Government neglect? You may not have intended it, but you made it sound like the full story. I applaud the plans of your ministry, I am in a position to know that much thought – and practical steps – have gone into long term plans for bringing about the creation of ‘ranches’, ‘colonies’ – whatever the name – including the special cultivation of fodder for animal feed and so on and on. However, the present national outrage is over impunity. It rejects the right of any set of people, for whatever reason, to take arms against their fellow men and women, to acknowledge their exploits in boastful and justifying accents and, in effect, promise more of the same as long as their terms and demands are not met. In plain language, they have declared war against the nation, and their weapon is undiluted terror. Why have they been permitted to become a menace to the rest of us? That is the issue!

Permit me to remind you that, early in 2016, an even more hideous massacre was perpetrated by this same Murder Incorporated – that is, a numerical climax to what had been a series across a number of Middle Belt and neighbouring states, with Benue taking the brunt of the butchery. A peace meeting was called, attended by the state government and security agencies of the nation, including the inspector general of police. This group attended – according to reports – with AK47s and other weapons of mass intimidation visible under their garments. They were neither disarmed nor turned back. They freely admitted the killings but justified them by claims that they had lost their cattle to the host community. It is important to emphasise that none of their spokesmen referred to any government neglect, such as refusal to pay subsidy for their cows or failure to accord them the same facilities that had been extended to cassava or millet farmers. Such are the monstrous beginnings of the culture of impunity. We are reaping, yet again, the consequences of such tolerance of the intolerable. Yes, there indeed the government is culpable, definitely guilty of “looking the other way”. Indeed, it must be held complicit.

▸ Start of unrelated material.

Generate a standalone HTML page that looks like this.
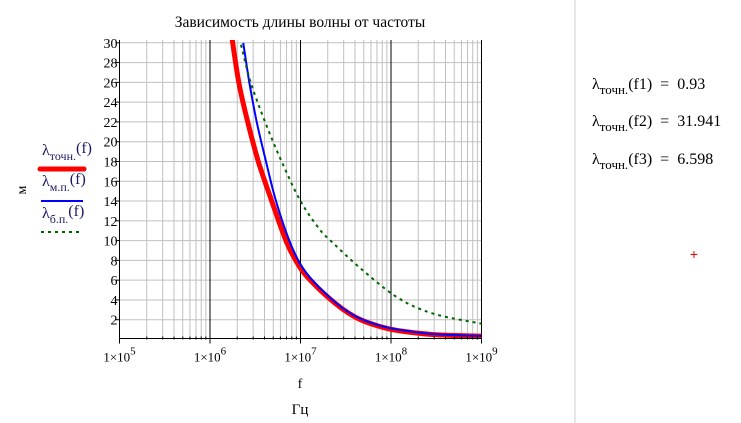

This question is now current, and justified: Just when is terror? I am not aware that IPOB came anywhere close to this homicidal propensity and will to dominance before it was declared a terrorist organisation. The international community rightly refused to go along with such an absurdity. For the avoidance of doubt, let me state right here, and yet again, that IPOB leadership is its own worst enemy. It repels public empathy, indeed, I suspect that it deliberately cultivates an obnoxious image, especially among its internet mouthers who make rational discourse impossible. However, as we pointed out at the time, the conduct of that movement, even at its most extreme, could by no means be reckoned as terrorism. By contrast, how do we categorise Myeti? How do we assess a mental state that cannot distinguish between a stolen cow – which is always recoverable – and human life, which is not. Villages have been depopulated far wider than those outside their operational zones can conceive. They swoop on sleeping settlements, kill and strut. They glory in their seeming supremacy. Cocoa farmers do not kill when there is a cocoa blight. Rice farmers, cassava and tomato farmers do not burn. The herdsmen cynically dredge up decades-old affronts – they did at the 2016 Benue “peace meeting” to justify the killings of innocents in the present. These crimes are treated like the norm. Once again, the nation is being massaged by specious rationalisations, while the rampage intensifies and the spread spirals out of control. When we open the dailies tomorrow morning, there is certain to have been a new body count, to be followed by the arrogant justification of the Myeti Allah.

The warnings pile up, the distress signals have turned into a prolonged howl of despair and rage. The answer is not to be found in pietistic appeals to victims to avoid ‘hate language’ and divisive attributions. The sustained, killing monologue of the herdsmen is what is at issue. It must be curbed, decisively and without further evasiveness.

Yes, Jonathan only saw ‘ghosts’ when Boko Haram was already excising swathes of territory from the nation space and abducting school pupils. The ghosts of Jonathan seem poised to haunt the tenure of Mohammed Buhari.